The SVD decomposition in this case can be viewed as breaking up the mapping (G) into two parts (plus a scaling step, D), the first of which rotates the space of features in the first image into the space of "matched" features, and the second which rotates from that to the feature space of the second image. The scaling matrix, D, is representative of how well matched the n'th feature pairing is, so by scaling that middle space (the matched feature space) accordingly, each pairing is only allowed to contribute according to how good of a pairing it is -- e.g., the last set of features (a pairing of one or more features from the first image with one or more from the second image), corresponding to the smallest eigenvalue (if not zero) may be a very poor match in terms of being a large displacement on the two images, and hence its corresponding entries in G will be small, and hence its contribution to the SVD breakdown of G should be small. Consider, though, how this "last" entry gets made: all of the better feature matches get discovered by the earlier eigenvectors, and those are removed from consideration by the orthogonality constraint.

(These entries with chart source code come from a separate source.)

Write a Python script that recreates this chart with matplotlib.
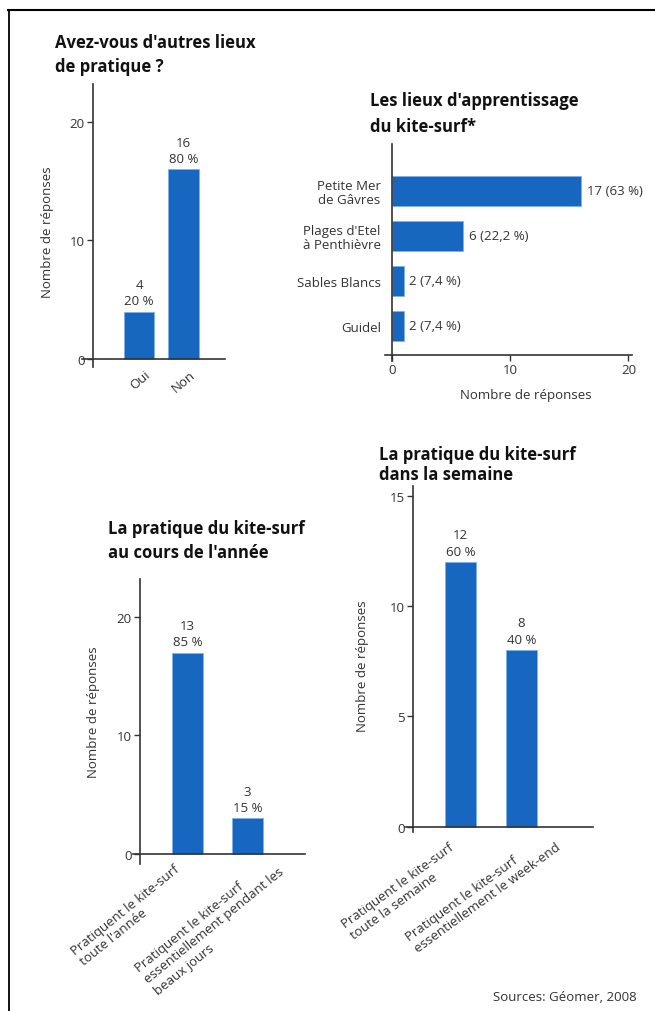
import matplotlib
matplotlib.use("Agg")
import matplotlib.pyplot as plt
import matplotlib.transforms as mtrans
from matplotlib.lines import Line2D

plt.rcParams['font.family'] = ['Open Sans', 'DejaVu Sans']

# ---- données ----
autres_cats = ['Oui', 'Non']
autres_vals = [4, 16]
autres_txt = ['4\n20 %', '16\n80 %']

appr_cats = ['Guidel', 'Sables Blancs', "Plages d'Etel\nà Penthièvre", 'Petite Mer\nde Gâvres']
appr_vals = [1, 1, 6, 16]
appr_txt = ['2 (7,4 %)', '2 (7,4 %)', '6 (22,2 %)', '17 (63 %)']

annee_cats = ["Pratiquent le kite-surf\ntoute l'année",
              "Pratiquent le kite-surf\nessentiellement pendant les\nbeaux jours"]
annee_vals = [17, 3]
annee_txt = ['13\n85 %', '3\n15 %']

semaine_cats = ["Pratiquent le kite-surf\ntoute la semaine",
                "Pratiquent le kite-surf\nessentiellement le week-end"]
semaine_vals = [12, 8]
semaine_txt = ['12\n60 %', '8\n40 %']

BLEU = '#1766bf'
BORD = '#7fb0e8'
GRIS = '#333333'
FS = 9.5
W, H = 655, 1012

fig = plt.figure(figsize=(W / 100, H / 100), dpi=100)


def rect(l, t, r, b):
    # boîte en pixels (origine en haut à gauche) -> coordonnées figure
    return [l / W, 1 - b / H, (r - l) / W, (b - t) / H]


def style_axes(ax, xspine, yspine):
    for s in ['top', 'right']:
        ax.spines[s].set_visible(False)
    ax.spines['left'].set_position(('data', xspine))
    ax.spines['bottom'].set_position(('data', yspine))
    for s in ['left', 'bottom']:
        ax.spines[s].set_color(GRIS)
        ax.spines[s].set_linewidth(1.2)
    ax.tick_params(colors=GRIS, labelsize=FS, width=1)


def titre(x, y, txt, ls):
    fig.text(x / W, 1 - y / H, txt, ha='left', va='top', fontsize=12,
             fontweight='bold', color='#111111', linespacing=ls)


def ylab(x, y, txt):
    fig.text(x / W, 1 - y / H, txt, ha='center', va='center', rotation=90,
             fontsize=FS, color=GRIS)


def decale(ax, offsets):
    for lab, (dx, dy) in zip(ax.get_xticklabels(), offsets):
        lab.set_transform(lab.get_transform() +
                          mtrans.ScaledTranslation(dx / 100, -dy / 100, fig.dpi_scale_trans))


def etiquettes(ax, x, vals, txts):
    for xi, v, t in zip(x, vals, txts):
        ax.annotate(t, (xi, v), xytext=(0, 3), textcoords='offset points',
                    ha='center', va='bottom', fontsize=FS, color=GRIS, linespacing=1.35)


# ---- 1 : Avez-vous d'autres lieux de pratique ? ----
ax1 = fig.add_axes(rect(82, 85, 225, 368))
x1 = list(range(len(autres_cats)))
ax1.bar(x1, autres_vals, width=0.68, color=BLEU, edgecolor=BORD, linewidth=0.6)
ax1.set_xlim(-1.28, 1.93)
ax1.set_ylim(-0.68, 23.2)
style_axes(ax1, -1.03, 0)
ax1.set_yticks([0, 10, 20])
ax1.tick_params(axis='y', direction='out', length=4, pad=2)
ax1.set_xticks(x1, autres_cats, rotation=40, ha='right', va='top', rotation_mode='anchor')
ax1.tick_params(axis='x', length=0, pad=6)
decale(ax1, [(5, 0), (6, 0)])
etiquettes(ax1, x1, autres_vals, autres_txt)
titre(55, 34, "Avez-vous d'autres lieux\nde pratique ?", 1.4)
ylab(48, 232, 'Nombre de réponses')

# ---- 2 : Les lieux d'apprentissage du kite-surf* ----
ax2 = fig.add_axes(rect(385, 145, 632, 362))
y2 = list(range(len(appr_cats)))
ax2.barh(y2, appr_vals, height=0.67, color=BLEU, edgecolor=BORD, linewidth=0.6)
ax2.set_xlim(-0.6, 20.3)
ax2.set_ylim(-0.78, 4.04)
style_axes(ax2, 0, -0.64)
ax2.set_xticks([0, 10, 20])
ax2.tick_params(axis='x', direction='out', length=4, pad=2)
ax2.set_yticks(y2, appr_cats, ha='right', multialignment='center', linespacing=1.1)
ax2.tick_params(axis='y', length=0, pad=8)
for yi, v, t in zip(y2, appr_vals, appr_txt):
    ax2.annotate(t, (v, yi), xytext=(4, 0), textcoords='offset points',
                 ha='left', va='center', fontsize=FS, color=GRIS)
ax2.set_xlabel('Nombre de réponses', fontsize=FS, color=GRIS)
ax2.xaxis.set_label_coords(0.57, -0.125)
titre(370, 92, "Les lieux d'apprentissage\ndu kite-surf*", 1.55)

# ---- 3 : La pratique du kite-surf au cours de l'année ----
ax3 = fig.add_axes(rect(133, 580, 305, 865))
x3 = list(range(len(annee_cats)))
ax3.bar(x3, annee_vals, width=0.52, color=BLEU, edgecolor=BORD, linewidth=0.6)
ax3.set_xlim(-0.91, 1.96)
ax3.set_ylim(-0.84, 23.2)
style_axes(ax3, -0.79, 0)
ax3.set_yticks([0, 10, 20])
ax3.tick_params(axis='y', direction='out', length=4, pad=2)
ax3.set_xticks(x3, annee_cats, rotation=39, ha='right', va='top',
               rotation_mode='anchor', multialignment='left', linespacing=1.15)
ax3.tick_params(axis='x', length=0, pad=4)
decale(ax3, [(-14, 2), (22, -6)])
etiquettes(ax3, x3, annee_vals, annee_txt)
titre(108, 520, "La pratique du kite-surf\nau cours de l'année", 1.4)
ylab(93, 712, 'Nombre de réponses')

# ---- 4 : La pratique du kite-surf dans la semaine ----
ax4 = fig.add_axes(rect(405, 487, 593, 833))
x4 = list(range(len(semaine_cats)))
ax4.bar(x4, semaine_vals, width=0.51, color=BLEU, edgecolor=BORD, linewidth=0.6)
ax4.set_xlim(-0.91, 2.17)
ax4.set_ylim(-0.23, 15.43)
style_axes(ax4, -0.78, 0)
ax4.set_yticks([0, 5, 10, 15])
ax4.tick_params(axis='y', direction='out', length=4, pad=2)
ax4.set_xticks(x4, semaine_cats, rotation=36, ha='right', va='top',
               rotation_mode='anchor', multialignment='left', linespacing=1.15)
ax4.tick_params(axis='x', length=0, pad=4)
decale(ax4, [(-12, 8), (25, -4)])
etiquettes(ax4, x4, semaine_vals, semaine_txt)
titre(379, 446, "La pratique du kite-surf\ndans la semaine", 1.15)
ylab(362, 666, 'Nombre de réponses')

# source + cadre
fig.text(637 / W, 1 - 998 / H, 'Sources: Géomer, 2008', ha='right', va='center',
         fontsize=FS, color=GRIS)
fig.add_artist(Line2D([8 / W, 1], [1 - 11 / H, 1 - 11 / H], transform=fig.transFigure,
                      color='black', lw=1.5))
fig.add_artist(Line2D([9 / W, 9 / W], [1 - 11 / H, 0], transform=fig.transFigure,
                      color='black', lw=1.3))

fig.savefig('out.png', dpi=100)
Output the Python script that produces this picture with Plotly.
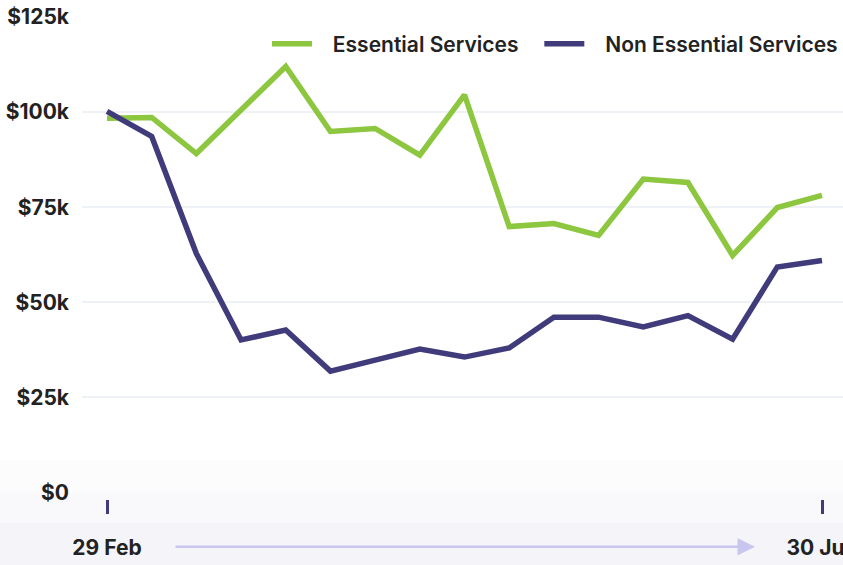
import plotly.graph_objects as go

# ---- data ----
periods = list(range(17))
essential = [98.4, 98.6, 89.1, 100.5, 112.0, 94.9, 95.7, 88.7, 104.5, 69.9, 70.7,
             67.6, 82.4, 81.5, 62.3, 74.9, 78.1]
non_essential = [100.2, 93.6, 62.8, 40.1, 42.7, 31.9, 34.8, 37.7, 35.6, 38.0, 46.1,
                 46.1, 43.5, 46.5, 40.3, 59.3, 61.0]
essential = [v * 1000 for v in essential]
non_essential = [v * 1000 for v in non_essential]
series_names = ["Essential Services", "Non Essential Services"]
y_tickvals = [0, 25000, 50000, 75000, 100000, 125000]
y_ticktext = ["$0", "$25k", "$50k", "$75k", "$100k", "$125k"]
x_tickvals = [0, 16]
x_ticktext = ["29 Feb", "30 Jun"]

GREEN = "#8dc63f"
NAVY = "#403c7b"
FONT = "Inter"
NB = "\u00a0"

fig = go.Figure()
fig.add_trace(go.Scatter(x=periods, y=essential, mode="lines",
                         name=NB * 3 + series_names[0] + NB * 3,
                         line=dict(color=GREEN, width=5.5)))
fig.add_trace(go.Scatter(x=periods, y=non_essential, mode="lines",
                         name=NB * 3 + series_names[1],
                         line=dict(color=NAVY, width=5.5)))

# subtle background shading at the bottom
bands = [(0.119, 0.0547, "rgba(246,246,250,0.3)"),
         (0.0547, -0.006, "rgba(246,246,250,0.65)"),
         (-0.006, -0.2, "rgba(245,245,249,1)")]
for top, bot, col in bands:
    fig.add_shape(type="rect", xref="paper", yref="paper", x0=-0.2, x1=1.1,
                  y0=bot, y1=top, fillcolor=col, line_width=0, layer="below")

# arrow between date labels
fig.add_annotation(x=14.5, y=-0.053, xref="x", yref="paper",
                   ax=1.5, ay=0, axref="x", ayref="pixel",
                   showarrow=True, arrowhead=2, arrowsize=1.4, arrowwidth=2.5,
                   arrowcolor="#c8c6ee", text="")

fig.update_layout(
    width=843, height=565, autosize=False,
    margin=dict(l=82, r=0, t=17, b=45, autoexpand=False),
    paper_bgcolor="white", plot_bgcolor="rgba(0,0,0,0)",
    font=dict(family=FONT, color="#222222"),
    showlegend=True,
    legend=dict(orientation="h", x=1.0, xanchor="right", y=0.946, yanchor="middle",
                font=dict(size=21, family=FONT, color="#222222", weight=600),
                bgcolor="rgba(0,0,0,0)", itemwidth=40, traceorder="normal"),
    xaxis=dict(range=[-0.5594, 16.47], anchor="free", position=0.0417,
               automargin=False,
               showgrid=False, zeroline=False, showline=False,
               tickvals=x_tickvals, ticktext=x_ticktext,
               ticks="outside", ticklen=14, tickwidth=3, tickcolor=NAVY,
               ticklabeloverflow="allow", ticklabelstandoff=16,
               tickfont=dict(size=21, family=FONT, color="#222222", weight=700)),
    yaxis=dict(range=[0, 125000], domain=[0.0547, 1], automargin=False,
               tickvals=y_tickvals, ticktext=y_ticktext,
               showgrid=True, gridcolor="#eef1f6", gridwidth=2,
               zeroline=False, showline=False, ticks="", ticklabelstandoff=12,
               ticklabeloverflow="allow",
               tickfont=dict(size=21, family=FONT, color="#222222", weight=700)),
)

fig.write_html("out.html",
               config={"responsive": False, "displayModeBar": False},
               default_width="843px", default_height="565px",
               post_script="document.body.style.margin='0';"
                           "document.body.style.overflow='hidden';")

So the last eigenvector pair is going to "mop up" whatever features are left over in the two images, even if they happen to be pretty poor matches. The fact that they're poor matches is reflected in their small eigenvalue, in D. But note that even though they're poor matches, they are still a "best match" when you take into account that all of the other features have found mates already.

So when you replace D with E, you are saying now that you don't *care* how bad of a match it was, you want the features in the first image mapped 1:1 (in terms of weight if not literally) to the features in the second. So effectively you are discarding the distance information (in D) while preserving the logical feature pairings which were decided upon based on that distance information. Make sense?